» Instructions for the task:
Quote the listing in full, exactly as given, minus any pictures.

---

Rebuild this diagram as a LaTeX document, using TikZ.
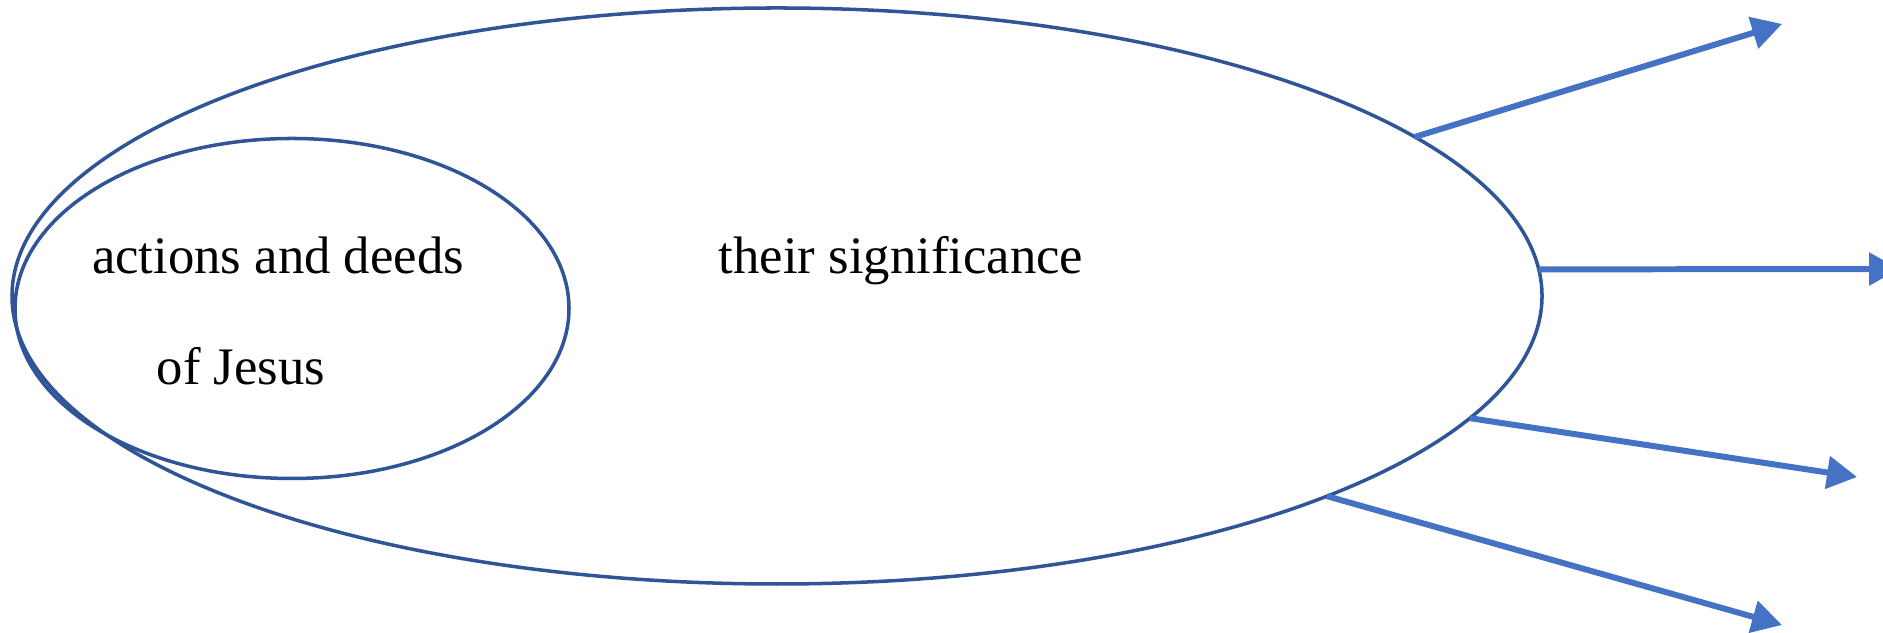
\documentclass[tikz,border=0pt]{standalone}
\usepackage{fontspec}
\setmainfont{Liberation Serif}
\usepackage{tikz}
\usetikzlibrary{arrows.meta,positioning,shapes.geometric}
\definecolor{rim}{HTML}{2F5597}
\definecolor{raycol}{HTML}{4472C4}

\begin{document}
\begin{tikzpicture}[
  oval/.style={ellipse,draw=rim,line width=1pt,inner sep=0pt,outer sep=0pt},
  txt/.style={font=\fontsize{15}{18}\selectfont,anchor=base,inner sep=0pt},
  spoke/.style={-{Triangle[length=3mm,width=3.2mm]},line width=1.7pt,raycol}
]
\useasboundingbox (0,0) rectangle (18.83,6.33);
\node[oval,minimum width=15.30cm,minimum height=5.76cm] (sig) at (7.77,3.37) {};
\node[oval,minimum width=5.54cm,minimum height=3.40cm] (deeds) at (2.92,3.245) {};
\node[txt] (dtop) at (2.78,3.59) {actions and deeds};
\node[txt] (dbot) at (2.41,2.48) {of Jesus};
\node[txt] (stxt) at (9.01,3.59) {their significance};
\coordinate (t1) at (17.82,6.09);
\coordinate (t2) at (18.99,3.64);
\coordinate (t3) at (18.57,1.56);
\coordinate (t4) at (17.82,0.08);
\draw[spoke] (sig.14.7) -- (t1);
\draw[spoke] (sig.2) -- (t2);
\draw[spoke] (sig.-10.5) -- (t3);
\draw[spoke] (sig.-20) -- (t4);
\end{tikzpicture}
\end{document}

---

» Worked answer:
Rebuild this diagram as a LaTeX document, using TikZ.
\documentclass[tikz,border=0pt]{standalone}
\usepackage{fontspec}
\setmainfont{Liberation Serif}
\usepackage{tikz}
\usetikzlibrary{arrows.meta,positioning,shapes.geometric}
\definecolor{rim}{HTML}{2F5597}
\definecolor{raycol}{HTML}{4472C4}

\begin{document}
\begin{tikzpicture}[
  oval/.style={ellipse,draw=rim,line width=1pt,inner sep=0pt,outer sep=0pt},
  txt/.style={font=\fontsize{15}{18}\selectfont,anchor=base,inner sep=0pt},
  spoke/.style={-{Triangle[length=3mm,width=3.2mm]},line width=1.7pt,raycol}
]
\useasboundingbox (0,0) rectangle (18.83,6.33);
\node[oval,minimum width=15.30cm,minimum height=5.76cm] (sig) at (7.77,3.37) {};
\node[oval,minimum width=5.54cm,minimum height=3.40cm] (deeds) at (2.92,3.245) {};
\node[txt] (dtop) at (2.78,3.59) {actions and deeds};
\node[txt] (dbot) at (2.41,2.48) {of Jesus};
\node[txt] (stxt) at (9.01,3.59) {their significance};
\coordinate (t1) at (17.82,6.09);
\coordinate (t2) at (18.99,3.64);
\coordinate (t3) at (18.57,1.56);
\coordinate (t4) at (17.82,0.08);
\draw[spoke] (sig.14.7) -- (t1);
\draw[spoke] (sig.2) -- (t2);
\draw[spoke] (sig.-10.5) -- (t3);
\draw[spoke] (sig.-20) -- (t4);
\end{tikzpicture}
\end{document}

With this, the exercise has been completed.